# Bagging for Regression Trees



In [None]:
options(repr.plot.width = 15, repr.plot.height = 10)



## Goal

In this tutorial, we will demonstrate the use of an ensemble method known as *bagging* for
*regression trees*. We will study the `Boston` dataset available in the `R` package `MASS`, which contains information on housing values in the suburbs of Boston with variables such as:

* **medv**: median value of owner-occupied homes in \$1000s (response variable);
* **crim**: per capita crime rate by town;
* **zn**: proportion of residential land zoned for lots over 25,000 sq. ft.;
* **indus**: proportion of non-retail business acres per town;
* **chas**: Charles River dummy variable (1 if tract bounds river; 0 otherwise);
* **nox**: nitrogen oxides concentration (parts per 10 million);
* **rm**: average number of rooms per dwelling;
* **age**: proportion of owner-occupied units built before 1940;
* **dis**: weighted distances to five Boston employment centers;
* **rad**: index of accessibility to radial highways;
* **tax**: full-value property tax rate per \$10,000;
* **ptratio**: pupil-teacher ratio by town;
* **black**: 1000(Bk – 0.63)², where Bk is the proportion of Black residents by town; and
* **lstat**: percentage of lower-status population.

## Load libraries and data

First, we load the required libraries. We use the `MASS` package because the `Boston`
dataset is available there, and the `rpart` package because it contains implementations of
decision trees.


In [None]:
library(MASS)
library(rpart)
library(ggplot2)
theme_set(theme_gray(base_size = 18))


To load an available dataset from a package, simply use the function `data`.



In [None]:
data(Boston)
number_of_data_rows <- nrow(Boston)
head(Boston)


## Exploratory analysis

We begin by obtaining summaries of the variables in the Boston dataset.


In [None]:
summary(Boston)



We will analyze the median value of homes (`medv`):



In [None]:
ggplot(Boston) +
    geom_histogram(aes(x = medv), bins = 20, color = "black", fill = "lightblue") +
    labs(x = "Median home value", y = "Frequency")


## Resampling the original dataset using bootstrap

In order to apply bagging, we first create a list of resampled datasets.

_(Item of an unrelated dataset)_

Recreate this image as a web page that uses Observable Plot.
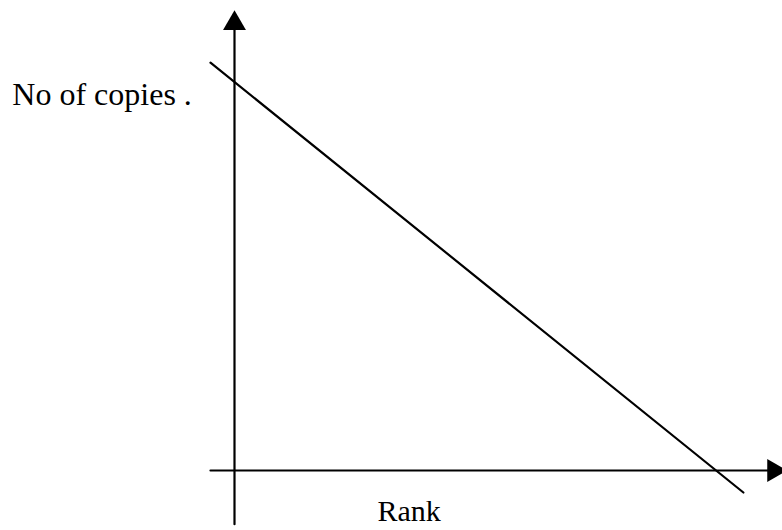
<!DOCTYPE html>
<html>
<head>
<meta charset="utf-8">
<script src="https://cdn.jsdelivr.net/npm/d3@7"></script>
<script src="https://cdn.jsdelivr.net/npm/@observablehq/plot@0.6"></script>
<style>
  html, body { margin: 0; padding: 0; background: #fff; }
  svg { display: block; }
</style>
</head>
<body>
<div id="chart"></div>
<script>
// Schematic: number of copies falls linearly with rank
const lineRank = [-4.5, 95.3];
const lineCopies = [92.7, -5.0];

// Axis extents (in the same conceptual units)
const xAxisRank = [-4.5, 102.6];
const xAxisCopies = [0, 0];
const yAxisRank = [0, 0];
const yAxisCopies = [-12.2, 100];

// Arrow heads
const arrowRank = [0, 101.0];
const arrowCopies = [101.6, 0];
const arrowRotate = [0, 90];

// Labels
const labelText = ["No of copies .", "Rank"];
const labelRank = [-41.6, 32.7];
const labelCopies = [85.3, -9.4];
const labelAnchor = ["start", "middle"];
const labelSize = [32, 30];

const lineData = lineRank.map((r, i) => ({rank: r, copies: lineCopies[i]}));
const xAxisData = xAxisRank.map((r, i) => ({rank: r, copies: xAxisCopies[i]}));
const yAxisData = yAxisRank.map((r, i) => ({rank: r, copies: yAxisCopies[i]}));
const arrowData = arrowRank.map((r, i) => ({rank: r, copies: arrowCopies[i], rotate: arrowRotate[i]}));
const labelData = labelText.map((t, i) => ({text: t, rank: labelRank[i], copies: labelCopies[i], anchor: labelAnchor[i], size: labelSize[i]}));

const chart = Plot.plot({
  width: 782,
  height: 530,
  margin: 0,
  x: {domain: [0, 100], range: [234, 768], axis: null},
  y: {domain: [0, 100], range: [470, 30], axis: null},
  style: {background: "#fff"},
  marks: [
    Plot.line(xAxisData, {x: "rank", y: "copies", stroke: "#000", strokeWidth: 2.2}),
    Plot.line(yAxisData, {x: "rank", y: "copies", stroke: "#000", strokeWidth: 2.2}),
    Plot.line(lineData, {x: "rank", y: "copies", stroke: "#000", strokeWidth: 2.2}),
    Plot.dot(arrowData, {x: "rank", y: "copies", symbol: "triangle", r: 8.5, fill: "#000", stroke: "none", rotate: "rotate"}),
    Plot.text(labelData.filter(d => d.anchor === "start"), {x: "rank", y: "copies", text: "text", textAnchor: "start", fontSize: labelSize[0], fontFamily: "Liberation Serif, Times New Roman, serif", fill: "#000"}),
    Plot.text(labelData.filter(d => d.anchor === "middle"), {x: "rank", y: "copies", text: "text", textAnchor: "middle", fontSize: labelSize[1], fontFamily: "Liberation Serif, Times New Roman, serif", fill: "#000"})
  ]
});
document.getElementById("chart").append(chart);
</script>
</body>
</html>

### Example of obtaining a bootstrapped dataset

A bootstrapped dataset is simply obtained by sampling the original dataset with
replacement. This can be done as follows:


In [None]:
shuffled_row_numbers <- sample(1:number_of_data_rows, number_of_data_rows, replace = TRUE)
shuffled_row_numbers


In [None]:
bootstrap_data <- Boston[shuffled_row_numbers, ]
head(bootstrap_data)


### Create a list of bootstrapped datasets

Now, let's repeat the previous procedure 100 times to create resampled datasets. We set a
seed with `set.seed()` to be able to reproduce the same list of resampled datasets:


In [None]:
set.seed(45632)
bootstrap_list <- list()
number_of_resamples <- 100

for (i in 1:number_of_resamples) {
    shuffled_row_numbers <- sample(1:number_of_data_rows, number_of_data_rows, replace=TRUE)
    bootstrap_list[[i]] <- Boston[shuffled_row_numbers, ]
}

lapply(bootstrap_list[1:5], head)


## Bagging implementation

The idea of bagging is to fit a decision tree algorithm to each bootstrapped dataset.

1. First, we recall how to fit a pruned regression tree, and
2. then, we fit this model to each bootstrapped dataset.

### Pruned regression trees

To fit a pruned regression tree, we can use the `rpart` package as follows. First, let's
fit a decision tree and take a look at the *complexity parameter table*:


In [None]:
set.seed(123)
aux_fit <- rpart(medv ~ ., data = bootstrap_list[[1]])
aux_fit$cptable


* *CP*: the penalty for each split;
* *nsplit*: the number of splits the tree has at that stage;
* *rel error*: relative error compared to the null model;
* *xerror*: cross-validated relative error (usually 10-fold CV); and
* *xstd*: standard error for the cross-validated error.

Identify the penalty with the lowest cross-validated error:


In [None]:
aux_id_lowest_error <- which.min(aux_fit$cptable[, "xerror"])
aux_id_lowest_error


Prune the tree using the *cp* value with the lowest cross-validated error:



In [None]:
aux_cp_lowest_error <- aux_fit$cptable[aux_id_lowest_error, "CP"]
prune(aux_fit, cp = aux_cp_lowest_error)


### Bagging for regression trees

The following function automates the procedure of fitting and pruning a regression tree
for the median value:


In [None]:
fitPrunedTree <- function(working_data) {
    working_fit <- rpart(medv ~ ., data = working_data)
    id_lowest_error <- which.min(working_fit$cptable[, "xerror"])
    cp_with_lowest_error <- working_fit$cptable[id_lowest_error, "CP"]
    prune(working_fit, cp = cp_with_lowest_error)
}


Now we can apply this procedure to all bootstrapped datasets:



In [None]:
pruned_tree_list <- lapply(bootstrap_list, fitPrunedTree)
pruned_tree_list[1:5]


## Prediction

In the following code, we show how to perform predictions using all the fitted decision
trees for the bootstrapped datasets.

### Prepare the profile of interest

We perform the prediction for the first row.


In [None]:
first_row <- Boston[1, ]
sprintf("Real median value: %d", first_row$medv)
first_row_without_median_value <- subset(first_row, select = -medv)
first_row_without_median_value


### Perform prediction

Predictions are made using each fitted regression tree:


In [None]:
predictWithModel <- function(pruned_tree) {
    predict(pruned_tree, newdata = first_row_without_median_value)
}
predictions <- lapply(pruned_tree_list, predictWithModel)
predicted_values <- unlist(predictions)


Our best estimate is:



In [None]:
sprintf("Predicted median value: %.*f", 2, mean(predicted_values))



Let's visualize the distribution of predictions and our best estimate:



In [None]:
ggplot(data.frame(medv = predicted_values)) +
    geom_histogram(aes(x = medv), bins = 20, color = "black", fill = "lightblue") +
    geom_vline(aes(xintercept = medv, color = "Observed value"),
               data.frame(medv = first_row$medv), linetype = 1, linewidth = 0.8) +
    geom_vline(aes(xintercept = medv, color = "Predicted mean value"),
               data.frame(medv = mean(predicted_values)), linetype = 2, linewidth = 0.8) +
    labs(x = "Median home value", y = "Frequency", color = "")